What did I want from my son? A simple apology. But the apology didn't come. Instead, he avoided eye contact with me throughout the morning, and tried to make up for his actions by doing all sorts of unpleasant tasks like changing Charlotte's diaper, cleaning out the refrigerator, and mowing the lawn. I appreciated his efforts, but what I really wanted was for him to simply say he was sorry.
When, when, when was he going to learn? Suddenly, that question sounded a little familiar. How often have I responded to God in my own failures in the same way that Jonathan had responded to me? I owe God an apology, but avoid Him instead. I try to make up for my sin by doing other good things, hoping that God will notice those things and ignore the fact we must confess our sin. How much better it would be if I would just own my mess from the get-go, and simply tell Him “I'm sorry.”

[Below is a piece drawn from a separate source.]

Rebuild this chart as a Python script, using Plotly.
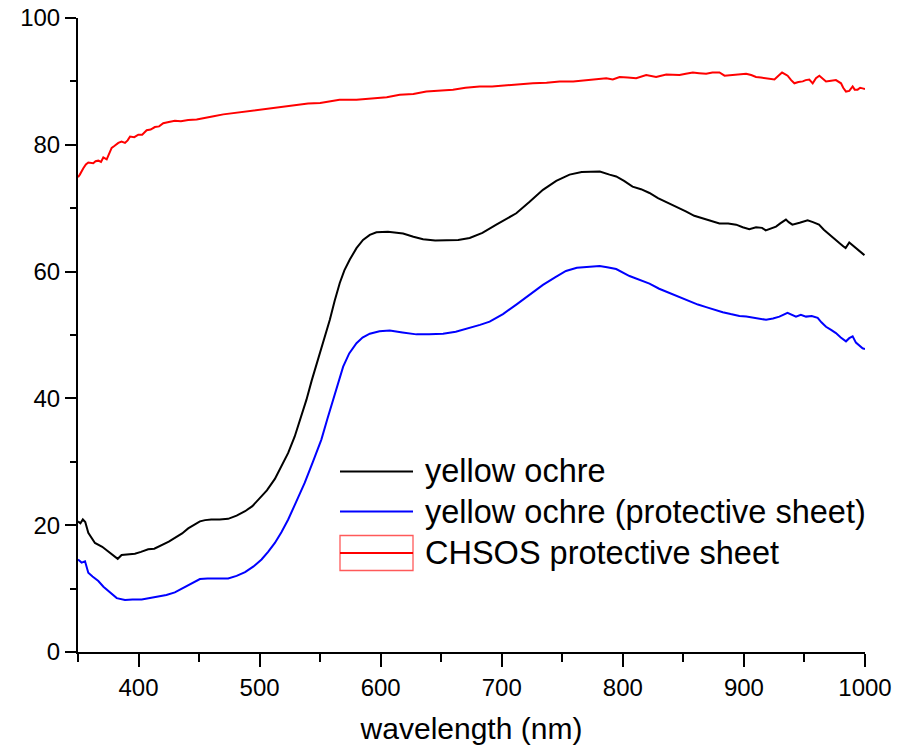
import plotly.graph_objects as go

# Reflectance spectra (%) vs wavelength (nm)
ochre_wl = [350, 352, 354, 356, 358.5, 361, 364, 370, 375, 379, 382.8, 386, 391, 397, 402, 408,
            413, 419, 425, 430, 436, 441, 446, 450.7, 455, 460, 467, 474, 481, 488, 494, 499,
            506, 512.6, 518, 523.6, 529, 534.6, 538.7, 543, 548, 553, 558, 562, 566.2, 570,
            574.5, 580, 585.4, 591, 596.5, 606, 612, 618.5, 627, 635, 645, 654, 664, 673.5,
            684, 695.5, 703, 712, 723, 734, 745, 756, 766, 775, 781, 789, 794.5, 801, 808, 815,
            822, 829, 835.8, 844, 852, 859, 866, 873, 879.8, 887, 893.6, 899, 904.5, 910, 915,
            918, 922, 926.5, 930, 934.7, 937, 940, 946, 952.6, 957, 962, 966, 970.6, 975,
            978.8, 982, 984, 987, 990, 992.5, 996, 999.5]
ochre_r = [20.6, 20.3, 20.9, 20.5, 18.8, 18.0, 17.2, 16.6, 15.9, 15.3, 14.7, 15.3, 15.4, 15.5,
           15.8, 16.2, 16.3, 16.8, 17.4, 18.0, 18.7, 19.5, 20.1, 20.6, 20.8, 20.9, 20.9, 21.0,
           21.5, 22.2, 23.0, 24.1, 25.5, 27.3, 29.2, 31.4, 34.0, 37.2, 39.8, 42.8, 46.0, 49.3,
           52.4, 55.4, 58.2, 60.2, 61.9, 63.7, 65.0, 65.8, 66.2, 66.3, 66.2, 66.0, 65.5, 65.1,
           64.9, 64.9, 65.0, 65.3, 66.1, 67.4, 68.2, 69.2, 71.0, 72.9, 74.3, 75.3, 75.7, 75.8,
           75.8, 75.3, 75.0, 74.3, 73.4, 73.0, 72.4, 71.6, 71.0, 70.2, 69.5, 68.8, 68.4, 67.9,
           67.6, 67.6, 67.4, 67.0, 66.7, 67.0, 66.9, 66.5, 66.8, 67.1, 67.6, 68.2, 67.8, 67.4,
           67.7, 68.1, 67.8, 67.4, 66.6, 65.8, 65.1, 64.5, 64.0, 63.7, 64.6, 64.1, 63.7, 63.1,
           62.6]

sheet_ochre_wl = [350, 353, 355.8, 358.5, 362, 366.8, 371, 375, 379, 382, 388.8, 395, 402.6, 409,
                  416, 423, 430, 436, 441, 446, 450.7, 457, 463, 474, 481, 488, 495, 501.6, 507,
                  512.6, 518, 523.6, 530, 537.3, 544, 551, 556, 560.7, 565, 569, 574, 580, 585,
                  591, 599, 607.5, 618, 629.5, 640, 651.5, 662, 673.5, 682, 690, 701, 712, 723,
                  734, 744, 753, 762, 772.5, 780.8, 787, 794.5, 805.5, 814, 822, 830, 838.6, 847,
                  855, 862, 868.8, 875, 882.5, 889, 896.3, 902, 907.3, 913, 918.3, 924, 929.3,
                  936, 940, 943, 947, 951.3, 956, 960.9, 964, 967.8, 972, 976, 980, 984.3, 987,
                  989.8, 992.5, 995, 998, 1000]
sheet_ochre_r = [14.6, 14.1, 14.3, 12.5, 11.9, 11.2, 10.3, 9.6, 8.9, 8.5, 8.2, 8.3, 8.3, 8.5, 8.7,
                 9.0, 9.4, 10.0, 10.6, 11.1, 11.5, 11.6, 11.6, 11.6, 12.0, 12.6, 13.5, 14.6, 15.8,
                 17.2, 18.9, 20.9, 23.6, 26.7, 30.0, 33.5, 36.8, 39.8, 42.8, 45.0, 47.1, 48.7,
                 49.6, 50.2, 50.6, 50.7, 50.4, 50.1, 50.1, 50.2, 50.5, 51.1, 51.6, 52.1, 53.3,
                 54.8, 56.4, 57.9, 59.1, 60.1, 60.6, 60.8, 60.9, 60.7, 60.4, 59.3, 58.7, 58.1,
                 57.3, 56.6, 55.9, 55.3, 54.8, 54.4, 54.0, 53.6, 53.3, 53.0, 52.9, 52.7, 52.6,
                 52.4, 52.6, 52.9, 53.5, 53.1, 52.9, 53.2, 52.9, 53.0, 52.7, 52.0, 51.3, 50.8,
                 50.3, 49.6, 49.0, 49.5, 49.8, 48.8, 48.4, 47.9, 47.8]

chsos_wl = [350, 351.5, 354.4, 356.5, 358.5, 362.6, 364.5, 366.8, 369, 370.9, 373.7, 375.5, 377.8,
            380, 383.3, 386, 388.8, 391, 393, 396.5, 399.8, 403, 406.7, 410, 413.5, 417, 420.4,
            425, 430, 435, 441, 448, 455, 462, 470, 478, 486, 494, 502, 510, 520, 530, 540, 550,
            558, 566, 580, 593.7, 605, 615.7, 627, 637.7, 648, 659.7, 670, 681.7, 692, 703.8,
            715, 725.7, 737, 747.8, 759, 769.8, 780.8, 786.3, 791.7, 797.3, 804, 811, 819.3,
            827.5, 835.8, 841, 846.8, 852, 857.8, 863, 868.8, 874, 879.8, 884, 890.8, 896, 901.8,
            906, 910, 914, 918.3, 922, 925.2, 928.5, 931.5, 933.5, 936.1, 939, 941.7, 945, 948.6,
            951, 954, 956.8, 959.5, 962.3, 965, 967.8, 972, 976, 980.2, 982, 984.3, 987, 989.8,
            991.5, 993.9, 996, 998, 1000]
chsos_r = [74.9, 75.3, 76.3, 76.9, 77.2, 77.1, 77.4, 77.5, 77.3, 78.0, 77.7, 78.4, 79.5, 79.8,
           80.3, 80.5, 80.3, 80.7, 81.3, 81.2, 81.6, 81.6, 82.3, 82.4, 82.8, 82.9, 83.4, 83.6,
           83.8, 83.7, 83.9, 84.0, 84.2, 84.5, 84.8, 85.0, 85.2, 85.4, 85.6, 85.7, 86.0, 86.2,
           86.5, 86.6, 86.8, 87.1, 87.1, 87.3, 87.5, 87.9, 88.0, 88.4, 88.5, 88.7, 89.0, 89.2,
           89.2, 89.4, 89.6, 89.7, 89.8, 90.0, 90.0, 90.2, 90.3, 90.5, 90.3, 90.7, 90.6, 90.5,
           91.0, 90.7, 91.1, 91.0, 91.0, 91.2, 91.4, 91.3, 91.2, 91.4, 91.4, 90.9, 91.0, 91.1,
           91.2, 91.0, 90.7, 90.6, 90.5, 90.4, 90.3, 90.9, 91.4, 91.2, 90.9, 90.2, 89.7, 89.9,
           90.0, 90.2, 90.3, 89.7, 90.5, 90.9, 90.4, 90.0, 90.1, 90.2, 89.7, 89.0, 88.4, 88.5,
           89.2, 88.7, 88.7, 89.0, 88.9, 88.8]

x_ticks = [400, 500, 600, 700, 800, 900, 1000]
y_ticks = [0, 20, 40, 60, 80, 100]

legend_labels = ["yellow ochre", "yellow ochre (protective sheet)", "CHSOS protective sheet"]

FONT = "Liberation Sans, Arial, sans-serif"

fig = go.Figure()
fig.add_trace(go.Scatter(x=ochre_wl, y=ochre_r, mode="lines",
                         line=dict(color="black", width=2), name=legend_labels[0]))
fig.add_trace(go.Scatter(x=sheet_ochre_wl, y=sheet_ochre_r, mode="lines",
                         line=dict(color="#0000ff", width=2), name=legend_labels[1]))
fig.add_trace(go.Scatter(x=chsos_wl, y=chsos_r, mode="lines",
                         line=dict(color="#ff0000", width=2), name=legend_labels[2]))

# Hand-drawn legend (paper coords from pixel positions inside the plot area)
L, T, W, H = 78, 18, 787, 634


def px(xp):
    return (xp - L) / W


def py(yp):
    return (T + H - yp) / H


shapes = [
    dict(type="line", xref="paper", yref="paper", x0=px(340), x1=px(413), y0=py(471.5), y1=py(471.5),
         line=dict(color="black", width=2)),
    dict(type="line", xref="paper", yref="paper", x0=px(340), x1=px(413), y0=py(511.5), y1=py(511.5),
         line=dict(color="#0000ff", width=2)),
    dict(type="rect", xref="paper", yref="paper", x0=px(340), x1=px(413), y0=py(535.5), y1=py(570.5),
         line=dict(color="rgba(255,0,0,0.65)", width=1.3), fillcolor="rgba(0,0,0,0)"),
    dict(type="line", xref="paper", yref="paper", x0=px(340), x1=px(413), y0=py(553), y1=py(553),
         line=dict(color="#ff0000", width=2)),
]
annotations = []
for lbl, yp in zip(legend_labels, [471, 512, 553]):
    annotations.append(dict(text=lbl, xref="paper", yref="paper", x=px(423), y=py(yp),
                            xanchor="left", yanchor="middle", showarrow=False,
                            font=dict(family=FONT, size=32.5, color="black")))

fig.update_layout(
    width=898, height=748,
    margin=dict(l=L, r=898 - L - W, t=T, b=748 - T - H, autoexpand=False),
    paper_bgcolor="white", plot_bgcolor="white",
    showlegend=False,
    shapes=shapes, annotations=annotations,
    font=dict(family=FONT, color="black"),
)
fig.update_xaxes(
    range=[350, 1000], showgrid=False, zeroline=False, automargin=False,
    showline=True, linecolor="black", linewidth=2,
    ticks="outside", ticklen=13, tickwidth=2, tickcolor="black",
    tickvals=x_ticks, tickfont=dict(family=FONT, size=24, color="black"),
    minor=dict(ticks="outside", tick0=350, dtick=50, ticklen=8, tickwidth=2, tickcolor="black"),
    title=dict(text="wavelength (nm)", font=dict(family=FONT, size=30, color="black"), standoff=18),
)
fig.update_yaxes(
    range=[0, 100], showgrid=False, zeroline=False, automargin=False,
    showline=True, linecolor="black", linewidth=2,
    ticks="outside", ticklen=11, tickwidth=2, tickcolor="black",
    tickvals=y_ticks, tickfont=dict(family=FONT, size=24, color="black"),
    minor=dict(ticks="outside", tick0=0, dtick=10, ticklen=6, tickwidth=2, tickcolor="black"),
)

fig.write_html("out.html")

In the words of Frederick Buechner, “To confess your sins to God is not to tell [God] anything [God] doesn't already know. Until you confess them, however, they are the abyss between you. When you confess them, they become the bridge.”
When we don't confess our sin, it saps our spiritual strength. As David said in Psalm 32, “Because I kept silent, my bones wasted away; I groaned all day long. For day and night your hand was heavy upon me; my strength withered as in dry summer heat. Then I declared my sin to you; my guilt I did not hide. I said, ‘I confess my transgression to the Lord,' and you took away the guilt of my sin.'” True refreshment comes from closeness to God.
When we confess our sin, He forgives. When He forgives, He wipes the slate clean. When our slate is clean, we have a spring in our step and a lightness in our spirit that feels as good as a breeze on a hot summer day.
Praying that your June is filled with days of refreshment and closeness to God!